TensorRT使用基本流程

原創

2020-06-21 19:18

tensorRT的使用包括兩個階段， build and runtime (deployment)：

build：Import and optimize trained models to generate inference engines

build階段主要完成模型轉換（從caffe或TensorFlow到TensorRT），在模型轉換時會完成前述優化過程中的層間融合，精度校準。這一步的輸出是一個針對特定GPU平臺和網絡模型的優化過的TensorRT模型，這個TensorRT模型可以序列化存儲到磁盤或內存中。存儲到磁盤中的文件稱之爲 plan file。

build階段依次實例化以下對象

ILogger
IBuilder
INetworkDefiniton
IParser
ICudaEngine
serialize成IHostMemory

build示例代碼

    //brief: Builds an engine from a network definition.
    //創建一個IBuilder對象
    IBuilder *builder = createInferBuilder(gLogger);
    //brief: A network definition for input to the builder.
    // 創建一個network對象
    INetworkDefinition *network = builder->createNetwork();
    //brief: Class used for parsing Caffe models.
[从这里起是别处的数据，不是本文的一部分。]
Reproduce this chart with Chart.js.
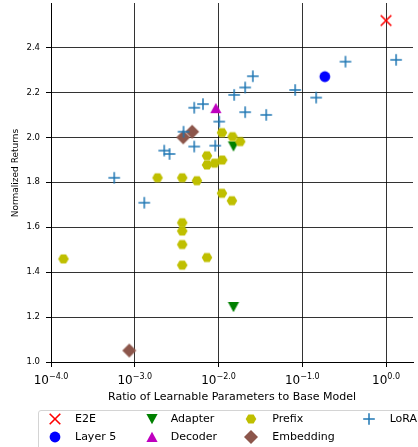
<!DOCTYPE html>
<html>
<head>
<meta charset="utf-8">
<script src="https://cdn.jsdelivr.net/npm/chart.js@4.4.1/dist/chart.umd.min.js"></script>
<style>
    html, body { margin: 0; padding: 0; background: #fff; overflow: hidden; }
    #wrap { position: relative; width: 418px; height: 447px; overflow: hidden; }
    #chart { position: absolute; left: 0; top: 0; }
    #legendBox {
        position: absolute; left: 38px; top: 410px; width: 420px; height: 42px;
        border: 1px solid #d4d4d4; border-radius: 3px; box-sizing: border-box; background: #fff;
    }
    .lg-text {
        position: absolute; height: 16px; line-height: 16px; white-space: nowrap;
        font-family: "DejaVu Sans", sans-serif; font-size: 11px; color: #000;
    }
    .lg-mark { position: absolute; width: 16px; height: 16px; }
</style>
</head>
<body>
<div id="wrap">
    <canvas id="chart" width="418" height="447"></canvas>
    <div id="legendBox"></div>
</div>
<script>
    // --- data ---
    const seriesNames = ['E2E', 'Layer 5', 'Adapter', 'Decoder', 'Prefix', 'Embedding', 'LoRA'];

    const e2eX = [1.0];
    const e2eY = [2.52];

    const layer5X = [0.186];
    const layer5Y = [2.27];

    const adapterX = [0.0151, 0.0151];
    const adapterY = [1.96, 1.245];

    const decoderX = [0.0093];
    const decoderY = [2.13];

    const prefixX = [0.000141, 0.00187, 0.00369, 0.00552, 0.00369, 0.00369, 0.00369, 0.00369, 0.00728,
                     0.00728, 0.00728, 0.00896, 0.01107, 0.0110, 0.0147, 0.01815, 0.0110, 0.01445];
    const prefixY = [1.459, 1.820, 1.820, 1.807, 1.620, 1.583, 1.523, 1.431, 1.465,
                     1.918, 1.877, 1.885, 1.899, 2.021, 2.003, 1.981, 1.751, 1.718];

    const embeddingX = [0.00379, 0.00485, 0.00086];
    const embeddingY = [2.000, 2.025, 1.051];

    const loraX = [0.000569, 0.0013, 0.00225, 0.0026, 0.00382, 0.00513, 0.00513, 0.00652, 0.00914, 0.0102,
                   0.01538, 0.0208, 0.0257, 0.0208, 0.0371, 0.0822, 0.1466, 0.328, 1.32];
    const loraY = [1.820, 1.709, 1.941, 1.926, 2.025, 1.959, 2.132, 2.148, 1.963, 2.070,
                   2.189, 2.222, 2.272, 2.112, 2.100, 2.211, 2.177, 2.337, 2.345];

    const xTickValues = [1e-4, 1e-3, 1e-2, 1e-1, 1];
    const xTickExponents = ['\u22124.0', '\u22123.0', '\u22122.0', '\u22121.0', '0.0'];
    const yTickValues = [1.0, 1.2, 1.4, 1.6, 1.8, 2.0, 2.2, 2.4];

    const xTitle = 'Ratio of Learnable Parameters to Base Model';
    const yTitle = 'Normalized Returns';

    const FONT = '"DejaVu Sans", sans-serif';

    // marker images (matplotlib style shapes)
    function makeMarker(kind, color) {
        const c = document.createElement('canvas');
        c.width = 16; c.height = 16;
        const g = c.getContext('2d');
        const m = 8;
        g.fillStyle = color; g.strokeStyle = color; g.lineWidth = 1;
        g.beginPath();
        if (kind === 'x') {
            g.lineWidth = 1.6;
            g.moveTo(m - 5.3, m - 5.3); g.lineTo(m + 5.3, m + 5.3);
            g.moveTo(m + 5.3, m - 5.3); g.lineTo(m - 5.3, m + 5.3);
            g.stroke();
        } else if (kind === 'plus') {
            g.lineWidth = 1.5;
            g.moveTo(m - 5.8, m); g.lineTo(m + 5.8, m);
            g.moveTo(m, m - 5.8); g.lineTo(m, m + 5.8);
            g.stroke();
        } else if (kind === 'circle') {
            g.arc(m, m, 5.4, 0, Math.PI * 2);
            g.fill();
        } else if (kind === 'tri_up') {
            g.moveTo(m, m - 5.2); g.lineTo(m + 5.6, m + 5.0); g.lineTo(m - 5.6, m + 5.0);
            g.closePath(); g.fill();
        } else if (kind === 'tri_down') {
            g.moveTo(m, m + 5.2); g.lineTo(m + 5.6, m - 5.0); g.lineTo(m - 5.6, m - 5.0);
            g.closePath(); g.fill();
        } else if (kind === 'hex') {
            for (let k = 0; k < 6; k++) {
                const a = k * Math.PI / 3;
                const px = m + 5.3 * Math.cos(a), py = m + 5.3 * Math.sin(a);
                if (k === 0) g.moveTo(px, py); else g.lineTo(px, py);
            }
            g.closePath(); g.fill();
        } else if (kind === 'diamond') {
            g.moveTo(m, m - 7); g.lineTo(m + 7, m); g.lineTo(m, m + 7); g.lineTo(m - 7, m);
            g.closePath(); g.fill();
        }
        return c;
    }

    const seriesX = [e2eX, layer5X, adapterX, decoderX, prefixX, embeddingX, loraX];
    const seriesY = [e2eY, layer5Y, adapterY, decoderY, prefixY, embeddingY, loraY];
    const seriesColors = ['#ff0000', '#0000ff', '#008000', '#bf00bf', '#bfbf00', '#8c564b', '#1f77b4'];
    const seriesKinds = ['x', 'circle', 'tri_down', 'tri_up', 'hex', 'diamond', 'plus'];
    const markers = seriesKinds.map((k, i) => makeMarker(k, seriesColors[i]));

    const datasets = seriesNames.map((name, i) => ({
        label: name,
        data: seriesX[i].map((x, j) => ({ x: x, y: seriesY[i][j] })),
        pointStyle: markers[i],
        pointRadius: 8,
        clip: 10,
        // later series on top, like matplotlib
        order: seriesNames.length - 1 - i
    }));

    // titles + superscript x tick labels
    const labelsPlugin = {
        id: 'labelsPlugin',
        afterDraw(chart) {
            const ctx = chart.ctx;
            const xs = chart.scales.x;
            ctx.save();
            ctx.fillStyle = '#000';
            ctx.textBaseline = 'alphabetic';
            ctx.textAlign = 'left';
            xTickValues.forEach((v, i) => {
                const px = xs.getPixelForValue(v);
                ctx.font = '12px ' + FONT;
                const wb = ctx.measureText('10').width;
                ctx.font = '8px ' + FONT;
                const ws = ctx.measureText(xTickExponents[i]).width;
                const x0 = px - (wb + ws) / 2;
                ctx.font = '12px ' + FONT;
                ctx.fillText('10', x0, 383.5);
                ctx.font = '8px ' + FONT;
                ctx.fillText(xTickExponents[i], x0 + wb, 378.5);
            });

            ctx.font = '11px ' + FONT;
            ctx.textAlign = 'center';
            ctx.fillText(xTitle, (chart.chartArea.left + chart.chartArea.right) / 2, 399.5);

            ctx.translate(17.6, 173);
            ctx.rotate(-Math.PI / 2);
            ctx.font = '9px ' + FONT;
            ctx.fillText(yTitle, 0, 0);
            ctx.restore();
        }
    };

    const ctx = document.getElementById('chart').getContext('2d');
    const chart = new Chart(ctx, {
        type: 'scatter',
        data: { datasets: datasets },
        options: {
            responsive: false,
            devicePixelRatio: 1,
            animation: false,
            layout: { autoPadding: false, padding: { left: 0, top: 3, right: 5, bottom: 0 } },
            plugins: { legend: { display: false }, tooltip: { enabled: false } },
            scales: {
                x: {
                    type: 'logarithmic',
                    min: 1e-4,
                    max: 2.1,
                    bounds: 'data',
                    afterBuildTicks: (scale) => { scale.ticks = xTickValues.map(v => ({ value: v })); },
                    afterFit: (scale) => {
                        scale.height = 85;
                        scale.paddingLeft = 0; scale.paddingRight = 0;
                    },
                    ticks: { display: false },
                    grid: { color: 'rgba(0,0,0,0.8)', lineWidth: 1, tickLength: 5, tickColor: '#000' },
                    border: { display: true, color: '#000', width: 1 }
                },
                y: {
                    min: 1.0,
                    max: 2.598,
                    bounds: 'data',
                    afterBuildTicks: (scale) => { scale.ticks = yTickValues.map(v => ({ value: v })); },
                    afterFit: (scale) => {
                        scale.width = 51;
                        scale.paddingTop = 0; scale.paddingBottom = 0;
                    },
                    ticks: {
                        padding: 6,
                        color: '#000',
                        font: { family: FONT, size: 8.5 },
                        callback: (v) => Number(v).toFixed(1)
                    },
                    grid: { color: 'rgba(0,0,0,0.8)', lineWidth: 1, tickLength: 5, tickColor: '#000' },
                    border: { display: true, color: '#000', width: 1 }
                }
            }
        },
        plugins: [labelsPlugin]
    });

    // legend laid out like matplotlib ncol=4 (column-major)
    const wrap = document.getElementById('wrap');
    const legendMarkX = [55, 151.7, 251.3, 368.7];
    const legendTextX = [75, 170.7, 272.3, 389.7];
    const legendRowY = [419, 436.7];
    seriesNames.forEach((name, i) => {
        const col = Math.floor(i / 2), row = i % 2;
        const mk = document.createElement('canvas');
        mk.className = 'lg-mark';
        mk.width = 16; mk.height = 16;
        mk.style.left = (legendMarkX[col] - 8) + 'px';
        mk.style.top = (legendRowY[row] - 8) + 'px';
        mk.getContext('2d').drawImage(markers[i], 0, 0);
        wrap.appendChild(mk);

        const t = document.createElement('div');
        t.className = 'lg-text';
        t.textContent = name;
        t.style.left = legendTextX[col] + 'px';
        t.style.top = (legendRowY[row] - 8) + 'px';
        wrap.appendChild(t);
    });
</script>
</body>
</html>
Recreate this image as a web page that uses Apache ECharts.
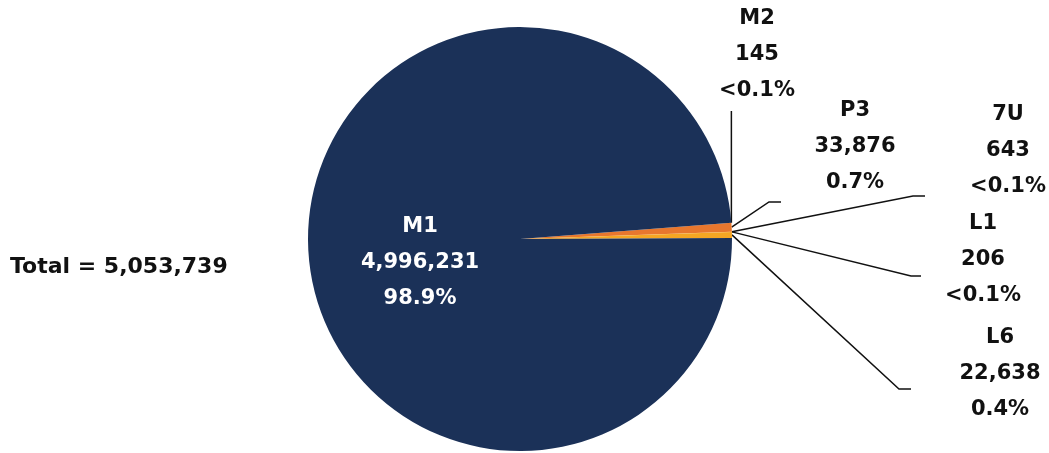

Allows users to export models trained using Caffe to TRT.
    //創建一個ICaffeParser對象，繼承自IParser類，用於解析caffe模型
    ICaffeParser *parser = createCaffeParser();
    //brief: Set the IPluginFactory used to create the user defined plugins.
    parser->setPluginFactory(&pluginFactory);
    engine_file = enginefile;
    
    if ((dataType == DataType::kINT8 && !builder->platformHasFastInt8()) ||
        (dataType == DataType::kHALF && !builder->platformHasFastFp16()))
        return false;
        
    const IBlobNameToTensor *blobNameToTensor = parser->parse(      
            deployFile.c_str(),                                         
            modelFile.c_str(),
            *network,
            dataType == DataType::kINT8 ? DataType::kFLOAT: dataType);
    // specify which tensors are output
    for (auto &s : OUTPUT_BLOB_NAMES)
        //markOutput brief: Mark a tensor as a network output.
        //標記輸出tensor
        network->markOutput(*blobNameToTensor->find(s.c_str()));
    //find brief: Given a blob name, returns a pointer to a ITensor object.
    // Build the engine
    //設置存儲空間和batchSize等
    builder->setMaxBatchSize(maxBatchSize);
    //workspaceSize brief: The maximum GPU temporary memory which the engine can use at       execution time.
    builder->setMaxWorkspaceSize(1 << 30);


    //brief: Build a CUDA engine from a network definition.
    //生成ICudaEngine
    engine = builder->buildCudaEngine(*network);
    assert(engine);
    network->destroy();
    parser->destroy();

    // serialize the engine,
    //brief: Serialize the network to a stream.
    //序列化engine
    TRTModelStream = engine->serialize();

    engine->destroy();
    builder->destroy();
    pluginFactory.destroyPlugin();

runtime (deploy)：Generate runtime inference engine for inference

runtime或者說是deploy階段主要完成推理過程，Kernel Auto-Tuning 和 Dynamic Tensor Memory 應該是在這裏完成的。將上面一個步驟中的plan文件首先反序列化，並創建一個 runtime engine，然後就可以輸入數據（比如測試集或數據集之外的圖片），然後輸出分類向量結果或檢測結果。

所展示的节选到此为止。